Throughout the world there are several different designs of nuclear reactor to power turbines to generate electricity for a national grid. The reactors at Chernobyl, of which there were four by April 1986, with two more planned for the future, are known as RBMK-1000 and are only to be found in the ex-Soviyet Union. Building work began in 1971, and first reactor went critical in August 1977. By December 1983 all four were on steam.
On the night of 25-26 April 1986, there were on the power plant site 176 duty operational staff and workers from various departments and maintenance services. In addition to this number, there were also 268 builders and assemblers working on the night shift of the constructions of units Nos.5 and 6.
The fatal accident sequence was initiated by a decision of the plant's management and specialists to make an overnight experiment to test the ability of the turbine generator to power certain of the cooling pumps while the generator was freewheeling to a standstill after its steam supply had been cut off. The purpose of the experiment was to see if the power requirement of unit No.4 could be sustained for a short time during a power failure.
The nuclear power plant staff conducting the experiment knowingly departed from the experimental programme which was already of poor quality. This created the conditions for the emergency situation which no one believed could ever happen.
2. DESCRIPTION OF THE CHERNOBYL ACCIDENT
At 01.23 hours on 26 April 1986, Unit No.4 of the Chernobyl Nuclear Power Station was operating at low power prior to a scheduled shutdown when a sudden, very rapid and uncontrolled power increase occurred . This resulted in the destrution of the reactor core and severe damage to the reactor building. The accident occurred as a result of a test which was being carried out by the operators. The manner in which the test was conducted, including the diabling of all the safety systems provided to protect the plant, was the immediate cause of the accident. However, aspects of the reactor design resulted in the opposite response of the reactor which caused its destruction.
2.2 The Planned Test
Prior to the scheduled shutdown of the No.4 Unit, a test on the turbo-generator was planned. The test was intended to confirm the operation of a modification made to the generator control circuits. This would enable it to continue to provide power during its rundown period if the connection to the main electrical distribution grid was lost. If succesful, this would enable power for emergency pumps to be provided until the emergency diesel generators on the site started. The results would have been applicable to all of the RBMK reactors. The test was seen as concerning the generator and its electrical systems and so little consideration was given to the safity of the reactor. The test plan did not go into detail on necessary safety measures and had not been checked and approved by the safety authorities. However, similar tests had been carried out safely in the past and, had the test plan been followed, the accident would probably not have occurred .

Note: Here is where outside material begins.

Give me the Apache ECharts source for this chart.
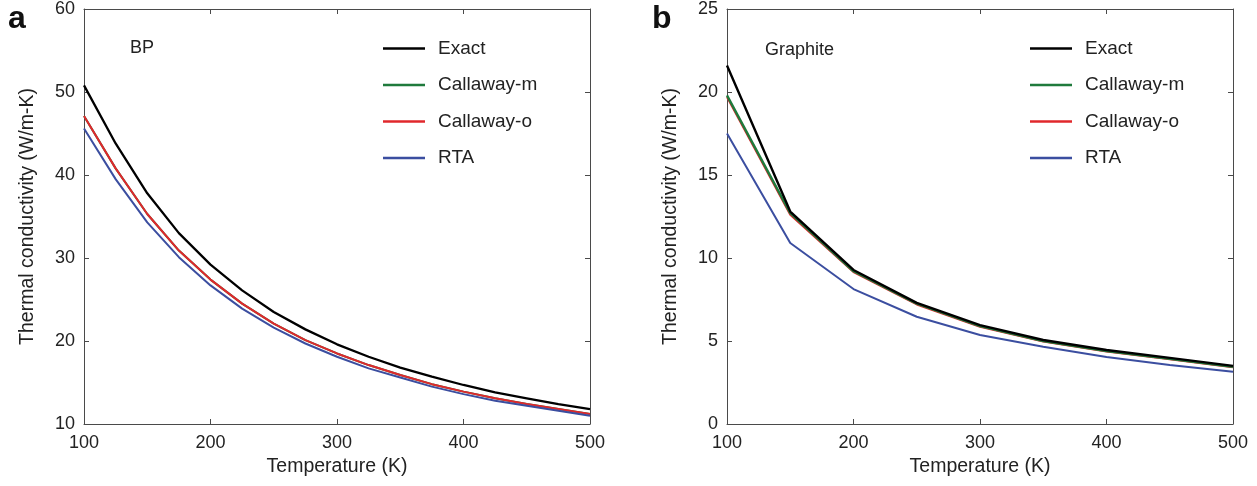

2.3 Events Prior To The Accident
Power reduction for the scheduled shutdown began on 25 April 1986. By 23.05, 50% power was reached and one of the two turbo-generators was switched off. Electrical supplies for the reactor systems were switched off to the other. Shortly after, the unit's emergency core cooling system was switched off. This was in accordance with the (unapproved) plan, but in violation of unit's safity principles. However, this is not thought to have significantly affected subsequent events. At this point the test was delayed because of an unexpected request to continue supplying power to the grid at the 50% level.